Work to do » Stop after the line containing "-18, -32, -26, -11, -21, -17]": print each line exactly from the first line of the listing up to that point.

Data block »
========================================

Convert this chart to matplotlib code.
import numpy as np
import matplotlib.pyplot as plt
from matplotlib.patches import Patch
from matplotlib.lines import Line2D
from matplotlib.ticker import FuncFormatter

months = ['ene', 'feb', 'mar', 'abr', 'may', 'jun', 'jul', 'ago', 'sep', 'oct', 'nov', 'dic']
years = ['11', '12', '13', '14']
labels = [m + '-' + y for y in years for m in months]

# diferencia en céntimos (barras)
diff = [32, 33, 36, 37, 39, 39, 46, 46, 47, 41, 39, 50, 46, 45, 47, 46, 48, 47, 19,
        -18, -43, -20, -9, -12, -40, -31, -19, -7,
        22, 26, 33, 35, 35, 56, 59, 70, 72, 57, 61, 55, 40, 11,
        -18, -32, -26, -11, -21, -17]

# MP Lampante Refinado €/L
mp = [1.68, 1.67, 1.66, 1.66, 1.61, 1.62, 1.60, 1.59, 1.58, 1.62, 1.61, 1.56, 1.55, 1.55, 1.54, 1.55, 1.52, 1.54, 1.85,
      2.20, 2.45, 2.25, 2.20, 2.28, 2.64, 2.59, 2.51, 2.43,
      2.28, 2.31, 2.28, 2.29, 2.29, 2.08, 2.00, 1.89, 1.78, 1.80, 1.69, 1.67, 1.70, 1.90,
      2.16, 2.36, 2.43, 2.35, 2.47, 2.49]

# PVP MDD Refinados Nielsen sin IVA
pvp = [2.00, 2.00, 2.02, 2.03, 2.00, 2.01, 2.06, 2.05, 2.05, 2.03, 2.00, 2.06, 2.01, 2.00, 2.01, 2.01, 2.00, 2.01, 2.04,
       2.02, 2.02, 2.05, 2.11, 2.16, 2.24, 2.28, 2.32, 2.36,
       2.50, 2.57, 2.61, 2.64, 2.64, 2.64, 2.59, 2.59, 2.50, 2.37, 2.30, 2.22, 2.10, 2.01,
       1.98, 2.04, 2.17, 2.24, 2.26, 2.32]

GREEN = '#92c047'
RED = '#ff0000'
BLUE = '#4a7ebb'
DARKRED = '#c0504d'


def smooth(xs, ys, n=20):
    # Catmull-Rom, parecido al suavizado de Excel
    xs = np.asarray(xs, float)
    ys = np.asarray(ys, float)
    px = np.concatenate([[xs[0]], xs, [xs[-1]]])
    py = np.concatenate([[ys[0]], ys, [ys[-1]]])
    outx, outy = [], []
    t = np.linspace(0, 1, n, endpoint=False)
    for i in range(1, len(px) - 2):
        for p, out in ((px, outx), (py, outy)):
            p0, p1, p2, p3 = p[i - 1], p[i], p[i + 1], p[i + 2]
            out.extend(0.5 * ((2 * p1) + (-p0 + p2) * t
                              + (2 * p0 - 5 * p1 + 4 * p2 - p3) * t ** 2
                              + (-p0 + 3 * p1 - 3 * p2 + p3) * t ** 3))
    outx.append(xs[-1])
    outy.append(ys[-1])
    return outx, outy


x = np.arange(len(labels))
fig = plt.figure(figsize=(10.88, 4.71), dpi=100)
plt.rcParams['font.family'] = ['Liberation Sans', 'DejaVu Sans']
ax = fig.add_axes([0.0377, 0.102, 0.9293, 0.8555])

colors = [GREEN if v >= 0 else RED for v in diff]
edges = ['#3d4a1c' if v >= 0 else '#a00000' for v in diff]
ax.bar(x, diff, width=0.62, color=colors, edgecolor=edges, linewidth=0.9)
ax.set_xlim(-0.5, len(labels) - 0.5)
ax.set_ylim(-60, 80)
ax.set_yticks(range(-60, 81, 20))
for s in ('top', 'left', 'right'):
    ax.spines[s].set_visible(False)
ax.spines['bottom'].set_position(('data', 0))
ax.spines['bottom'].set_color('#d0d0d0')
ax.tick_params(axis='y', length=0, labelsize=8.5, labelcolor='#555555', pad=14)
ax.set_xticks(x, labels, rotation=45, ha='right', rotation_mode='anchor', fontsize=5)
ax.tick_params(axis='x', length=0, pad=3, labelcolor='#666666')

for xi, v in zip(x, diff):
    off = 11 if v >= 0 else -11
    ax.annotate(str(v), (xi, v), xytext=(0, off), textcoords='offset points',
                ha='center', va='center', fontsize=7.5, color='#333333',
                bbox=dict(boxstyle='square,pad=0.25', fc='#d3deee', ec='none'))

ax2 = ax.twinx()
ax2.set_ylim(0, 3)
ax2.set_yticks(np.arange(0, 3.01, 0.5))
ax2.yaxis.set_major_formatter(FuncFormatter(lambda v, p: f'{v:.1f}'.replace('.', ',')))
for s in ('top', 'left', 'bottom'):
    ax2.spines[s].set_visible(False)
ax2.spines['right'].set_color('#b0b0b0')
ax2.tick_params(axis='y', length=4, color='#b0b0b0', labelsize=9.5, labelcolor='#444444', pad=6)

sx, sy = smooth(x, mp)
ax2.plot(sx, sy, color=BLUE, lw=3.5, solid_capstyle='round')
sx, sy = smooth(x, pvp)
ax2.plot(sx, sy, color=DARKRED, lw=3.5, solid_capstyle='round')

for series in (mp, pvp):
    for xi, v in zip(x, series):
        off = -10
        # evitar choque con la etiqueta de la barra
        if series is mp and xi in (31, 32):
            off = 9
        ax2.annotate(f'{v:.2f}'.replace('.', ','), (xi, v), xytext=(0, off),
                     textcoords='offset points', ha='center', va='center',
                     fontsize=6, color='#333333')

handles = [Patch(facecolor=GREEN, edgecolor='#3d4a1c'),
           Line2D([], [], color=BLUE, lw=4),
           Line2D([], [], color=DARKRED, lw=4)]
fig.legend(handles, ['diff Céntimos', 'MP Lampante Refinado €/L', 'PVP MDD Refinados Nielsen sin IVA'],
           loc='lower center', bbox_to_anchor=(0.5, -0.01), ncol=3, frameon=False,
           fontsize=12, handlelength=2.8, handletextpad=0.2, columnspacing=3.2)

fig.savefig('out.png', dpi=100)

========================================

Complete answer »
Convert this chart to matplotlib code.
import numpy as np
import matplotlib.pyplot as plt
from matplotlib.patches import Patch
from matplotlib.lines import Line2D
from matplotlib.ticker import FuncFormatter

months = ['ene', 'feb', 'mar', 'abr', 'may', 'jun', 'jul', 'ago', 'sep', 'oct', 'nov', 'dic']
years = ['11', '12', '13', '14']
labels = [m + '-' + y for y in years for m in months]

# diferencia en céntimos (barras)
diff = [32, 33, 36, 37, 39, 39, 46, 46, 47, 41, 39, 50, 46, 45, 47, 46, 48, 47, 19,
        -18, -43, -20, -9, -12, -40, -31, -19, -7,
        22, 26, 33, 35, 35, 56, 59, 70, 72, 57, 61, 55, 40, 11,
        -18, -32, -26, -11, -21, -17]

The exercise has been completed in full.